En refusant la qualité de combattant au Hamas, Israël pourrait considérer qu’il peut contourner le droit humanitaire. Cela créerait des zones de non-droit. Le droit des conflits armés pose des règles protectrices, notamment sur la façon dont les prisonniers doivent être traités ou sur la possibilité de visites de certaines organisations comme la Croix-Rouge. La question s’était posée pour les prisonniers taliban de la guerre d’Afghanistan : devait-on les considérer comme des combattants et donc se soumettre au droit humanitaire ? Les États-Unis ont estimé que non, en créant pour les taliban la catégorie de « combattant illégal », qui est très controversée et non conforme au droit international. Concrètement, cela a rendu possible le camp de Guantanamo.
“Certains cherchent à instrumentaliser la qualification de terroriste, afin de restreindre le champ d’application du droit humanitaire”
Donc il suffit de considérer un groupe comme terroriste pour se soustraire aux obligations du droit humanitaire ?
En principe, non. D’abord, en temps de guerre, les conventions de droits de l’homme sont applicables aux terroristes. Ensuite, s’agissant du droit des conflits proprement dit, en 1977, on a élargi la définition du combattant en incluant tous les individus qui participent aux hostilités. La difficulté est qu’Israël est Partie aux Conventions de Genève de 1949, mais pas à ce traité de 1977 qui a élargi la définition du combattant ; la Palestine, en revanche, est membre de cet instrument de 1977. Israël a même repris dans son droit interne l’expression de « combattant illégal », inventée par les États-Unis, pour désigner le Hamas, notion critiquée aujourd’hui par la plupart des juristes. Le but pourrait être de restreindre le champ d’application du droit humanitaire en instrumentalisant la qualification de terroriste. Et ce, à rebours de la doctrine actuelle qui admet désormais que semer la terreur parmi la population est une technique de guerre interdite mais qu’elle ne vous enlève pas votre statut de combattant.

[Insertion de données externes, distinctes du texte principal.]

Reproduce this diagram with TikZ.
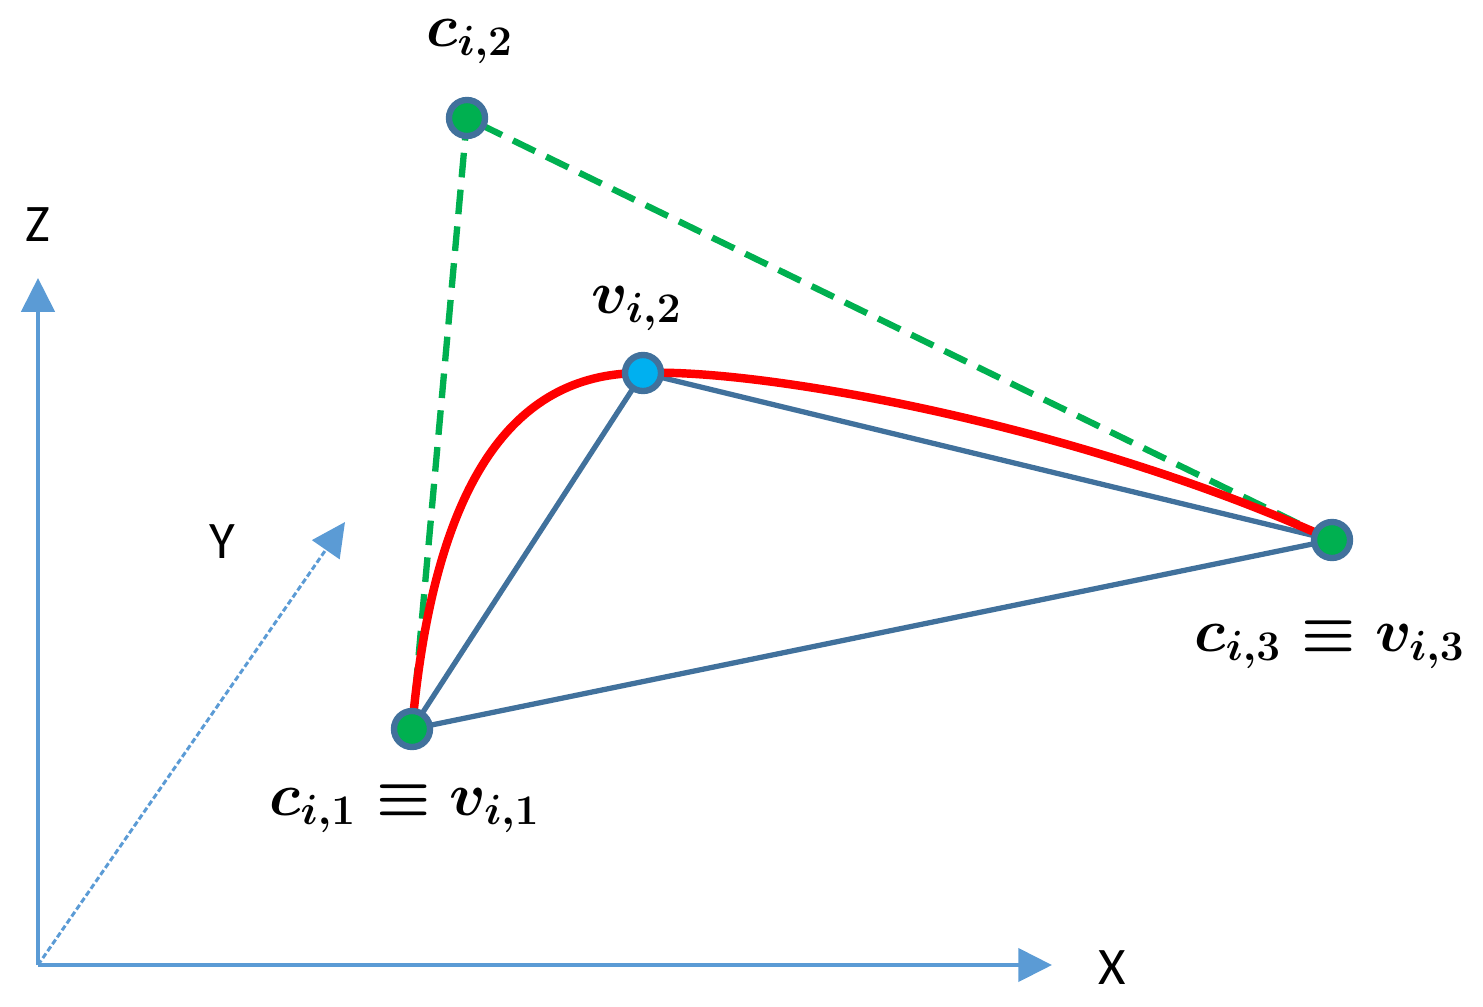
\documentclass[tikz,border=0pt]{standalone}
\usepackage{fontspec}
\newfontfamily\axisfont{Carlito}
\usetikzlibrary{arrows.meta, positioning}
\definecolor{axisblue}{HTML}{5B9BD5}
\definecolor{edgeblue}{HTML}{41719C}
\definecolor{ptgreen}{HTML}{00B050}
\definecolor{ptcyan}{HTML}{00B0F0}
\tikzset{
	axis/.style={axisblue, line width=1.2pt, -{Triangle[width=9.4pt, length=9.6pt]}},
	axlabel/.style={font=\axisfont\fontsize{15}{18}\selectfont},
	pt/.style={circle, draw=edgeblue, line width=1.8pt, minimum size=0.36cm, inner sep=0pt},
	mlabel/.style={font=\fontsize{16.5}{20}\selectfont\boldmath},
	edge/.style={edgeblue, line width=1.5pt},
	hull/.style={ptgreen, line width=1.8pt, dash pattern=on 7pt off 3.5pt},
	spline/.style={red, line width=2.4pt}
}

\begin{document}
\begin{tikzpicture}[x=0.01cm, y=-0.01cm]
			\useasboundingbox (0,0) rectangle (1483,1006);
			% axes
			\coordinate (o) at (38,965);
			\coordinate (xend) at (1052,965);
			\coordinate (yend) at (345,522);
			\coordinate (zend) at (38,278);
			\draw[axis] (o) -- (xend);
			\draw[axis] (o) -- (zend);
			\draw[axis, line width=0.85pt, dash pattern=on 1.6pt off 0.8pt] (o) -- (yend);
			\node[axlabel] (xlab) at (1112,968) {X};
			\node[axlabel] (ylab) at (222,542) {Y};
			\node[axlabel] (zlab) at (38,225) {Z};
			% control and via points
			\coordinate (p1) at (412,729);
			\coordinate (p2) at (467,118);
			\coordinate (p3) at (1332,540);
			\coordinate (q2) at (643,373);
			% triangle of v's
			\draw[edge] (p1) -- (q2) -- (p3) -- cycle;
			% control polygon
			\draw[hull] (p1) -- (p2) -- (p3);
			% curve
			\draw[spline] (p1) .. controls (435,470) and (520,372) .. (q2)
				.. controls (760,368) and (1080,425) .. (p3);
			% points
			\node[pt, fill=ptgreen] (c1) at (p1) {};
			\node[pt, fill=ptgreen] (c2) at (p2) {};
			\node[pt, fill=ptgreen] (c3) at (p3) {};
			\node[pt, fill=ptcyan] (v2) at (q2) {};
			% labels
			\node[mlabel] (c2lab) at (470,42) {$c_{i,2}$};
			\node[mlabel] (v2lab) at (637,309) {$v_{i,2}$};
			\node[mlabel] (c3lab) at (1330,645) {$c_{i,3}\equiv v_{i,3}$};
			\node[mlabel] (c1lab) at (405,809) {$c_{i,1}\equiv v_{i,1}$};
		\end{tikzpicture}
\end{document}
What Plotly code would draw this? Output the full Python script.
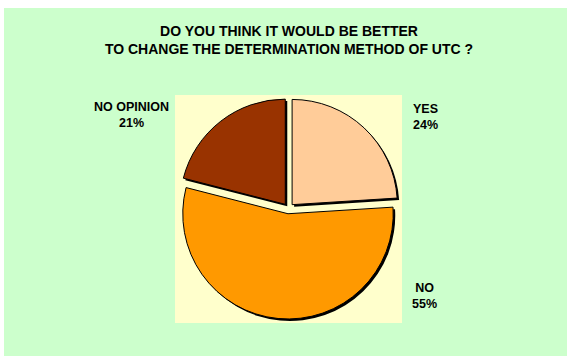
import plotly.graph_objects as go

# Data
labels = ["YES", "NO", "NO OPINION"]
values = [24, 55, 21]
colors = ["#FFCC99", "#FF9900", "#993300"]
title_lines = ["DO YOU THINK IT WOULD BE BETTER", "TO CHANGE THE DETERMINATION METHOD OF UTC ?"]

W, H = 567, 356
L, R, T, B = 175, 163, 95, 32
pw = W - L - R
ph = H - T - B
off = 2 / pw
s = 3 / pw  # shrink of pie domain on each side

def px(x):
    return (x - L) / pw

def py(y):
    return 1 - (y - T) / ph

pull = [0.05] * len(values)

fig = go.Figure()
# shadow pie
fig.add_trace(go.Pie(
    labels=labels, values=values, sort=False, direction="clockwise", rotation=0,
    pull=pull, marker=dict(colors=["#000000"] * len(values), line=dict(width=0)),
    textinfo="none", hoverinfo="skip", showlegend=False,
    domain=dict(x=[off + s, 1 - s], y=[s, 1 - off - s]),
))
# main pie
fig.add_trace(go.Pie(
    labels=labels, values=values, sort=False, direction="clockwise", rotation=0,
    pull=pull, marker=dict(colors=colors, line=dict(color="#000000", width=1)),
    textinfo="none", showlegend=False,
    domain=dict(x=[s, 1 - off - s], y=[off + s, 1 - s]),
))

total = sum(values)
label_pos = {"YES": (425, 117.5), "NO": (424, 296), "NO OPINION": (131.7, 115)}
annotations = []
for lab, v in zip(labels, values):
    x, y = label_pos[lab]
    annotations.append(dict(
        x=px(x), y=py(y), xref="paper", yref="paper", showarrow=False,
        xanchor="center", yanchor="middle", align="center",
        text=f"<b>{lab}<br>{round(100 * v / total)}%</b>",
        font=dict(family="Liberation Sans, Arial", size=12.5, color="#000000"),
    ))

shapes = [
    dict(type="rect", xref="paper", yref="paper", layer="below",
         x0=px(4), x1=px(W + 5), y0=py(H + 5), y1=py(8),
         fillcolor="#CCFFCC", line=dict(width=0)),
    dict(type="rect", xref="paper", yref="paper", layer="below",
         x0=px(175), x1=px(402), y0=py(323), y1=py(95),
         fillcolor="#FFFFCC", line=dict(width=0)),
]

fig.update_layout(
    width=W, height=H,
    margin=dict(l=L, r=R, t=T, b=B),
    paper_bgcolor="#FFFFFF",
    title=dict(
        text="<b>" + "<br>".join(title_lines) + "</b>",
        x=289 / W, xanchor="center", xref="container",
        y=1 - 35.5 / H, yanchor="middle", yref="container",
        font=dict(family="Liberation Sans, Arial", size=14, color="#000000"),
    ),
    annotations=annotations,
    shapes=shapes,
)

fig.write_html("out.html", config={"displayModeBar": False},
               post_script="document.body.style.margin='0';document.body.style.padding='0';")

“Le fondement du droit humanitaire, c’est justement d’éviter les escalades et la logique de la vengeance”
Qui considère le Hamas comme terroriste aujourd’hui ?
C’est le cas de l’Union européenne. Pour les Nations unies, c’est plus compliqué – notamment parce qu’il est difficile d’obtenir des positions communes sur le sujet au sein du Conseil de sécurité, où chaque État permanent a un droit de veto. Personnellement, je partage le point de vue du Haut-Commissaire aux droits de l’homme des Nations unies. Le Hamas est une organisation terroriste et se trouve formée de combattants, qui peuvent commettre des crimes de guerre. Mais Israël doit aussi respecter le droit humanitaire dans ses opérations. La population civile palestinienne n’est pas comptable des actions du Hamas et n’a pas à en pâtir. Le fondement du droit humanitaire, c’est justement d’éviter les escalades et la logique de la vengeance. Son but est de tempérer les ardeurs guerrières dans les moments les plus difficiles.